WHAT IS EXPECTED :: All of the data that follows should be retyped exactly, please, except the pictures.

INFORMATION SHOWN ::
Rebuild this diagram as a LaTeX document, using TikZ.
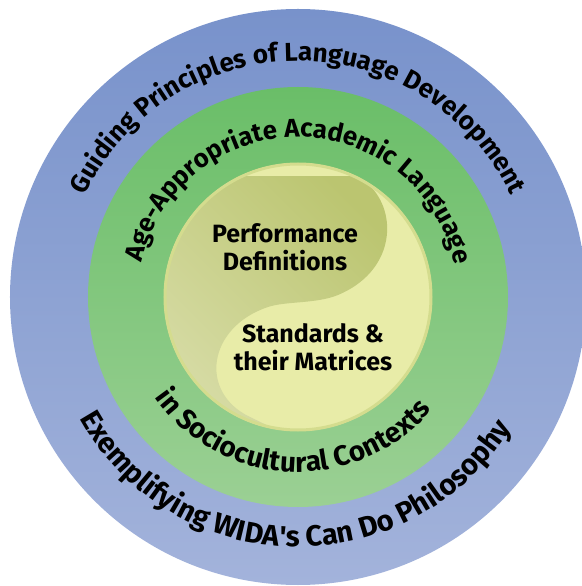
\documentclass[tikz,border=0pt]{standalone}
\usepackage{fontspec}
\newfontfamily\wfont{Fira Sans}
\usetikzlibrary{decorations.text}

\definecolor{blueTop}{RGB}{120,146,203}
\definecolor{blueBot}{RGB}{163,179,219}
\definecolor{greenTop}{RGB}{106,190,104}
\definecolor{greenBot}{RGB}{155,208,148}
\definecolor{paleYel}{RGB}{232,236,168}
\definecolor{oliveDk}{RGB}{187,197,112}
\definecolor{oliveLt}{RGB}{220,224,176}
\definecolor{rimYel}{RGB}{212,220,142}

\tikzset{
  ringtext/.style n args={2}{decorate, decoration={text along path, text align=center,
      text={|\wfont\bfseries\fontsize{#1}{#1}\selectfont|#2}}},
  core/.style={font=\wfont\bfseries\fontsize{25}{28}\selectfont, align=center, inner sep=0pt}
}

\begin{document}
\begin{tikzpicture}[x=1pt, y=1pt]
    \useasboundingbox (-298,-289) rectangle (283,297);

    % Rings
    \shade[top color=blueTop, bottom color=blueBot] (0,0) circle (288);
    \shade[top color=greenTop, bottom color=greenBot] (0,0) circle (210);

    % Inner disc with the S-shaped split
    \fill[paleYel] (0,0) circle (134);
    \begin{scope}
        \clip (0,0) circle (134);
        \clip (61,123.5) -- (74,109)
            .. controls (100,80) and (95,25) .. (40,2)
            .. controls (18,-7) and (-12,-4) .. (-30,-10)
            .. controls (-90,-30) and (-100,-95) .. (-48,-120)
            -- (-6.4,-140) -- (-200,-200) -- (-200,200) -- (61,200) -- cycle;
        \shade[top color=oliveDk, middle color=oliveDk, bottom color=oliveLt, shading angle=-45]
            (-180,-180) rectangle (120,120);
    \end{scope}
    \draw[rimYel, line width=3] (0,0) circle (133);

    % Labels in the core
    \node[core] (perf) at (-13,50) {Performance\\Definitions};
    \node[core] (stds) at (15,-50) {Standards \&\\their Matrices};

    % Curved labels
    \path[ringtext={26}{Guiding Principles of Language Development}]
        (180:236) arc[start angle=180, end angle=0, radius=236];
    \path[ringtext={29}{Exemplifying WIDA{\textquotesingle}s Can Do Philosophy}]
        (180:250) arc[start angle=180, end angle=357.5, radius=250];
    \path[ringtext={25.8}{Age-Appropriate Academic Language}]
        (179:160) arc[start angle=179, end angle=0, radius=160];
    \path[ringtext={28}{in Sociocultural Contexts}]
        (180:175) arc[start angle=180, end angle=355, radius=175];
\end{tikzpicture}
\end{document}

WRITTEN SOLUTION ::
Rebuild this diagram as a LaTeX document, using TikZ.
\documentclass[tikz,border=0pt]{standalone}
\usepackage{fontspec}
\newfontfamily\wfont{Fira Sans}
\usetikzlibrary{decorations.text}

\definecolor{blueTop}{RGB}{120,146,203}
\definecolor{blueBot}{RGB}{163,179,219}
\definecolor{greenTop}{RGB}{106,190,104}
\definecolor{greenBot}{RGB}{155,208,148}
\definecolor{paleYel}{RGB}{232,236,168}
\definecolor{oliveDk}{RGB}{187,197,112}
\definecolor{oliveLt}{RGB}{220,224,176}
\definecolor{rimYel}{RGB}{212,220,142}

\tikzset{
  ringtext/.style n args={2}{decorate, decoration={text along path, text align=center,
      text={|\wfont\bfseries\fontsize{#1}{#1}\selectfont|#2}}},
  core/.style={font=\wfont\bfseries\fontsize{25}{28}\selectfont, align=center, inner sep=0pt}
}

\begin{document}
\begin{tikzpicture}[x=1pt, y=1pt]
    \useasboundingbox (-298,-289) rectangle (283,297);

    % Rings
    \shade[top color=blueTop, bottom color=blueBot] (0,0) circle (288);
    \shade[top color=greenTop, bottom color=greenBot] (0,0) circle (210);

    % Inner disc with the S-shaped split
    \fill[paleYel] (0,0) circle (134);
    \begin{scope}
        \clip (0,0) circle (134);
        \clip (61,123.5) -- (74,109)
            .. controls (100,80) and (95,25) .. (40,2)
            .. controls (18,-7) and (-12,-4) .. (-30,-10)
            .. controls (-90,-30) and (-100,-95) .. (-48,-120)
            -- (-6.4,-140) -- (-200,-200) -- (-200,200) -- (61,200) -- cycle;
        \shade[top color=oliveDk, middle color=oliveDk, bottom color=oliveLt, shading angle=-45]
            (-180,-180) rectangle (120,120);
    \end{scope}
    \draw[rimYel, line width=3] (0,0) circle (133);

    % Labels in the core
    \node[core] (perf) at (-13,50) {Performance\\Definitions};
    \node[core] (stds) at (15,-50) {Standards \&\\their Matrices};

    % Curved labels
    \path[ringtext={26}{Guiding Principles of Language Development}]
        (180:236) arc[start angle=180, end angle=0, radius=236];
    \path[ringtext={29}{Exemplifying WIDA{\textquotesingle}s Can Do Philosophy}]
        (180:250) arc[start angle=180, end angle=357.5, radius=250];
    \path[ringtext={25.8}{Age-Appropriate Academic Language}]
        (179:160) arc[start angle=179, end angle=0, radius=160];
    \path[ringtext={28}{in Sociocultural Contexts}]
        (180:175) arc[start angle=180, end angle=355, radius=175];
\end{tikzpicture}
\end{document}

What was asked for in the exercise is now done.